All notable changes to this component. Versions follow semver.

[0.1.0] — 2026-04-30

  • Initial experimental release.
  • Schema derived from the proposal-budget-personnel-extraction v2 Vandalizer workflow in ui-insight/ProcessMapping (two parallel Extraction tasks + Formatting task; 20 source fields).
  • Four derivable boolean triggers (has_postdocs_or_grad_students, mentoring_plan_required, has_subawards, has_equipment_over_5k) computed from list lengths so downstream consumers (proposal-document-completeness-udm) can rely on internal consistency.
  • senior_key_personnel, postdoc_details, graduate_student_details, other_personnel, subaward_recipients, equipment_items, budget_categories, budget_periods realized as arrays of typed objects (rather than the source Table fields) so per-row attributes attach to the right entry.

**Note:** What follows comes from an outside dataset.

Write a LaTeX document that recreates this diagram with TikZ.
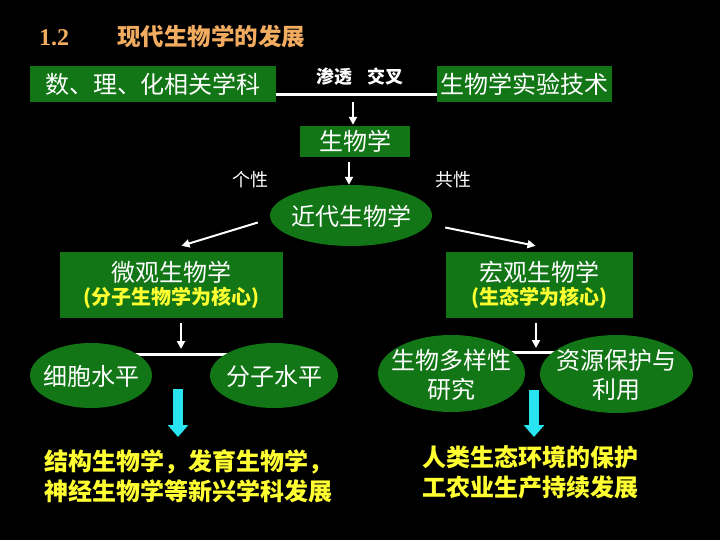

  • graduate_student_details.type enum (RA, TA); fa_rate_and_base.base enum (MTDC, TDC, Salary & Wages) — match the source workflow's FA_Rate_And_Base Enum_Values.
  • Equipment threshold ($5,000) encoded structurally via equipment_items.cost.minimum: 5000.01.
  • Cross-field rule from the source workflow (CFR-01: mentoring_plan_required derives from postdoc/graduate counts) is encoded by the schema's required-derivation rule for the boolean fields.
  • UDM column bindings preserved: senior_key_personnelPersonnel; fa_rate_and_baseIndirectRate; cost_sharingCostShare.
  • No eval cases yet — status experimental until at least one golden extraction is added under evals/cases/.